But on this day, 25 years ago, the first ever text message was sent to a mobile phone.
Software engineer Neil Papworth was working for Vodafone when he wrote 'Merry Christmas' to company director Richard Jarvis. The then-22-year-old literally created a Short Message Service aka SMS for the communications company and tested out his technology on this day in 1992.
If you're wondering why he would send 'Merry Christmas' on December 3, it was the night of their Xmas party.
It wasn't until a year later that Nokia added in a beep sound to notify the user that a cheeky message had been sent. But the technology was slow to pick up among users because telecommunication companies took a while to establish a charging system and allow people to send a message to someone on a different network.
Everyone who had a phone in the early days of text messaging will remember there was a limit of 160 characters (way before Twitter made it cool) and anything over that would be sent in two messages.

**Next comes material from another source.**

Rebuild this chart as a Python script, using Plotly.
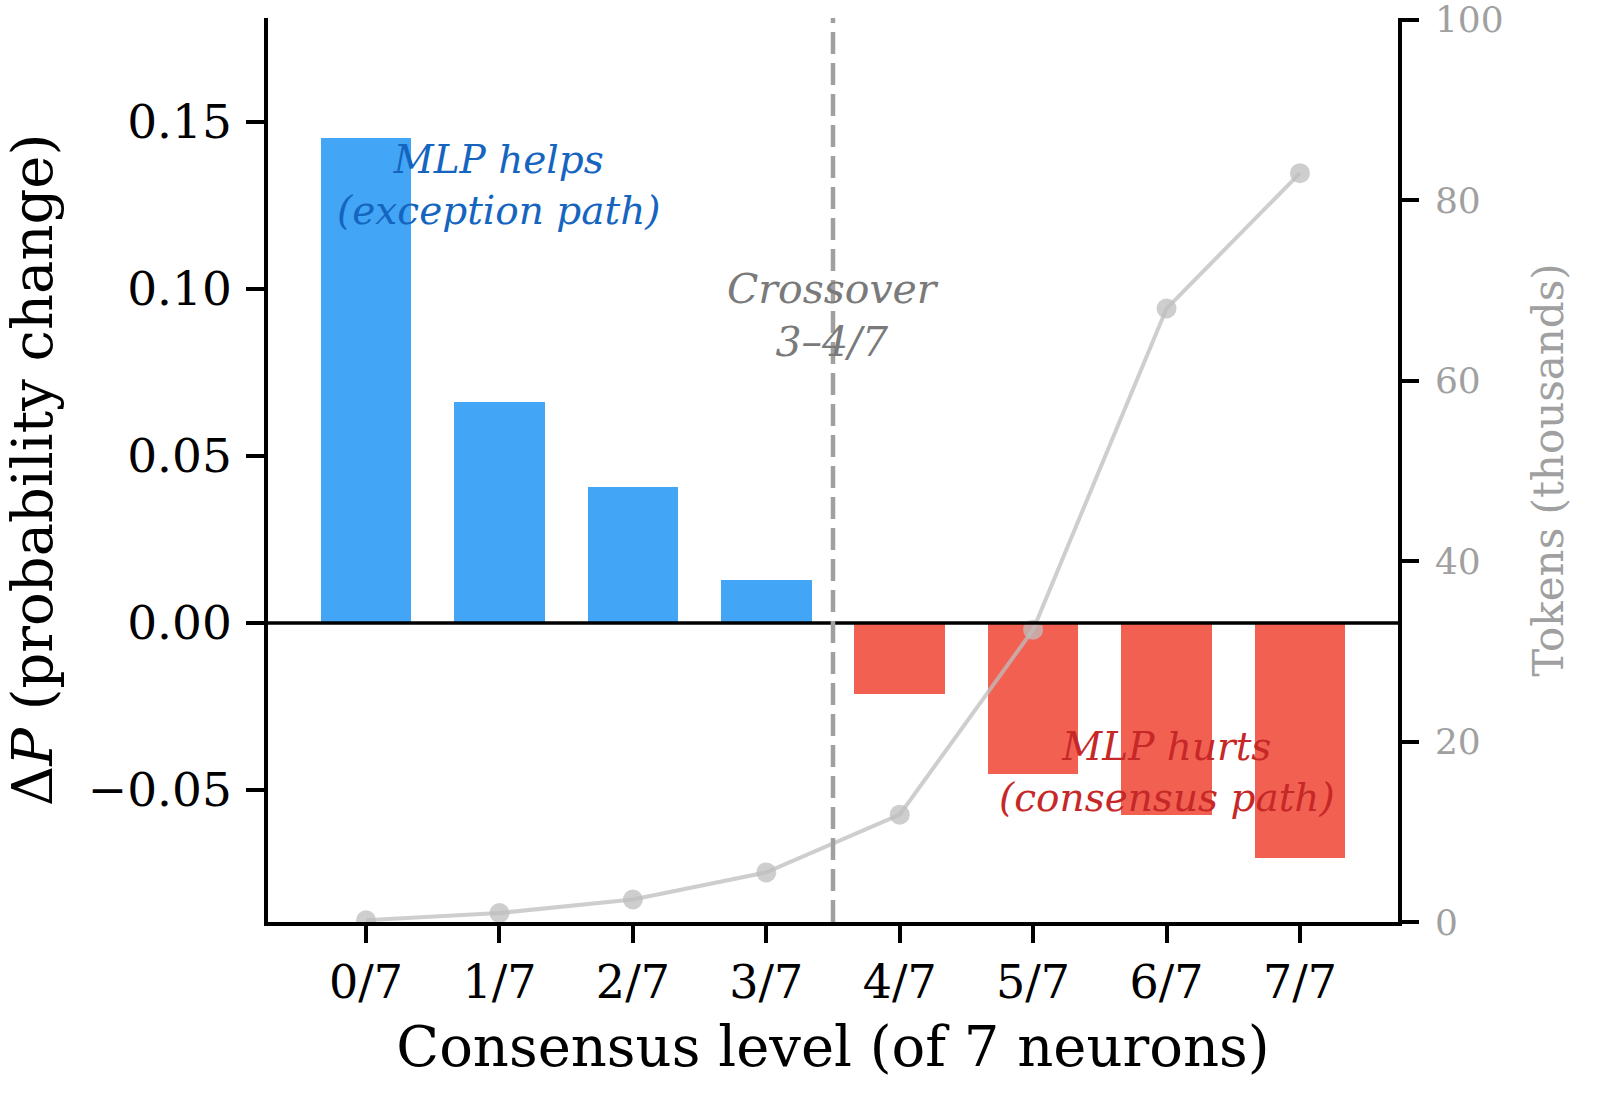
import plotly.graph_objects as go

categories = ["0/7", "1/7", "2/7", "3/7", "4/7", "5/7", "6/7", "7/7"]
delta_p = [0.145, 0.066, 0.0407, 0.0129, -0.0213, -0.0452, -0.0575, -0.0704]
tokens_k = [0.2, 1.0, 2.5, 5.5, 11.9, 32.4, 68.0, 83.0]
y_ticks = [-0.05, 0.0, 0.05, 0.10, 0.15]
y_tick_text = ["\u22120.05", "0.00", "0.05", "0.10", "0.15"]
y2_ticks = [0, 20, 40, 60, 80, 100]

x_pos = list(range(len(categories)))
bar_colors = ["#42A5F5" if v >= 0 else "#F26052" for v in delta_p]

FONT = "DejaVu Serif"

fig = go.Figure()
fig.add_trace(go.Bar(
    x=x_pos, y=delta_p, marker=dict(color=bar_colors, line=dict(width=0)),
    width=0.68, showlegend=False, yaxis="y",
))
fig.add_trace(go.Scatter(
    x=x_pos, y=tokens_k, yaxis="y2", mode="lines+markers",
    line=dict(color="rgba(190,190,190,0.75)", width=4),
    marker=dict(color="rgba(190,190,190,0.75)", size=20),
    showlegend=False,
))

fig.update_layout(
    width=1600, height=1105,
    margin=dict(l=268, r=202, t=18, b=183, autoexpand=False),
    paper_bgcolor="white", plot_bgcolor="white",
    font=dict(family=FONT, color="black", size=46),
    bargap=0,
    xaxis=dict(
        range=[-0.735, 7.735], tickvals=x_pos, ticktext=categories,
        showline=True, linecolor="black", linewidth=3.5, mirror=False,
        ticks="outside", ticklen=17, tickwidth=3.5, tickcolor="black",
        showgrid=False, zeroline=False, automargin=False,
        tickfont=dict(size=46, family=FONT),
        title=dict(text="Consensus level (of 7 neurons)", font=dict(size=56, family=FONT), standoff=20),
    ),
    yaxis=dict(
        range=[-0.0895, 0.181], tickvals=y_ticks, ticktext=y_tick_text,
        showline=True, linecolor="black", linewidth=3.5,
        ticks="outside", ticklen=18, tickwidth=3.5, tickcolor="black",
        showgrid=False, zeroline=False, automargin=False, ticklabelstandoff=5,
        tickfont=dict(size=47, family=FONT),
        title=dict(text="\u0394<i>P</i> (probability change)", font=dict(size=56, family=FONT), standoff=24),
    ),
    yaxis2=dict(
        overlaying="y", side="right", range=[0, 100.2], tickvals=y2_ticks,
        showline=True, linecolor="black", linewidth=3.5,
        ticks="outside", ticklen=17, tickwidth=3.5, tickcolor="black",
        showgrid=False, zeroline=False, ticklabeloverflow="allow", automargin=False,
        ticklabelstandoff=9,
        tickfont=dict(size=36, family=FONT, color="#A0A0A0"),
        title=dict(text="Tokens (thousands)", font=dict(size=42, family=FONT, color="#A0A0A0"), standoff=32),
    ),
)

# zero line
fig.add_shape(type="line", xref="paper", yref="y", x0=0, x1=1, y0=0, y1=0,
              line=dict(color="black", width=3.5), layer="above")
# crossover dashed line
fig.add_shape(type="line", xref="x", yref="paper", x0=3.5, x1=3.5, y0=0, y1=1,
              line=dict(color="#A0A0A0", width=4.5, dash="22px,9px"), layer="above")

fig.add_annotation(x=1.0, y=0.131, xref="x", yref="y",
                   text="<i>MLP helps</i><br><i>(exception path)</i>", showarrow=False,
                   font=dict(size=39, family=FONT, color="#1565C0"))
fig.add_annotation(x=3.5, y=0.092, xref="x", yref="y",
                   text="<i>Crossover</i><br><i>3\u20134/7</i>", showarrow=False,
                   font=dict(size=41, family=FONT, color="#7A7A7A"))
fig.add_annotation(x=6.0, y=-0.0445, xref="x", yref="y",
                   text="<i>MLP hurts</i><br><i>(consensus path)</i>", showarrow=False,
                   font=dict(size=39, family=FONT, color="#C62828"))

fig.write_html(
    "out.html",
    config={"displayModeBar": False},
    post_script="document.body.style.margin='0';document.body.style.overflow='hidden';",
)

This is what sparked the language that everyone uses today like LOL, TTYL, BRB, IDK and WTF.
Neil Papworth says it's hard to comprehend how big of an impact his development has been. He says: "In 1992, I had no idea just how popular texting would become, and that this would give rise to emojis and messaging apps used by millions.
"I only recently told my children that I sent that first text. Looking back with hindsight, it's clearer to see that the Christmas message I sent was a pivotal moment in mobile history."
Those kids would probably be like, 'Yeah sure dad, you invented the text message, keep dreaming'.
Incredibly, by 2007, the world was sending 66 billion SMSs every year and a decade later that number jumped to 151 billion, according to Sky News. That could be partly due to the type of people who like to send a message for every sentence or thought rather than grouping it in a single text.
Not going to lie.
I'm definitely that type of person.
What's so wrong with that?
I don't get what the issue is with sending several messages?
Hope you have a good day.
Thanks for reading.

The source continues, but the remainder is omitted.